#### Interactive Self-Study Module: Departure Functions

##### Overview:

This module uses a screencast and an interactive simulation to explain how to use an equation of state or steam tables to calculate the departure function. It then provides example problems to allow the user to test themselves. Your retention of material in this module will increase if you write down reasons for your answers to ConcepTests, question in the screencast, and questions to answer before using the interactive simulation, and you try to solve the example problems before watching the screencast solutions. We suggest using the learning resources in the following order:

- Attempt to answer the multiple choice ConcepTest and solve the example problem before watching the screencasts or working with the simulations.
- Watch the screencast that explains the enthalpy departure function.
- Review important equations for departure functions.
- Use the interactive simulation to compare real and ideal gas enthalpies and entropies.
- Try to solve the example problems before watching the solutions in the screencasts.
- Answer the ConcepTests.
- Look at the list of key points, but only after you try to list the key points yourself.

##### Motivation:

- Real gases can be modelled by calculating the differences from ideal gases of state functions.
- This module is intended for a thermodynamics course.

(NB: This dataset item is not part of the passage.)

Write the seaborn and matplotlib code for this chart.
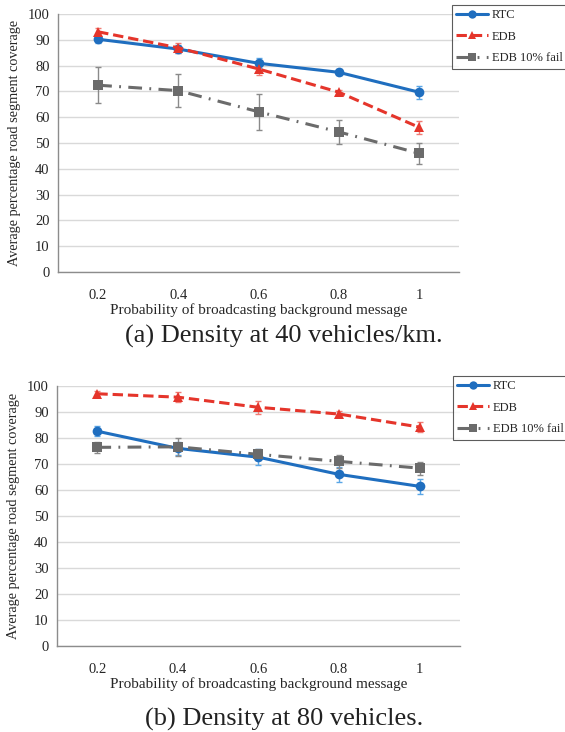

##### Before studying this module, you should be able:

- Calculate changes in properties for ideal gases.
- Calculate internal energy and enthalpy changes for ideal gases.
- Calculate entropy changes for ideal gases.
- Apply the concept of state functions to devise a pathway to calculate property changes of real gases.
- Use steam tables.

##### After studying this module, you should be able to:

- Explain what a departure function is.
- Calculate U, H, S, and G using the PVT relations in the EOS spreadsheet.
- Calculate changes in state variables using departure functions and ideal gas heat capacities.
- Explain why ideal gas heat capacities can be used for real fluid calculations.
- Use the departure function approach to solve first and second law problems for real fluids.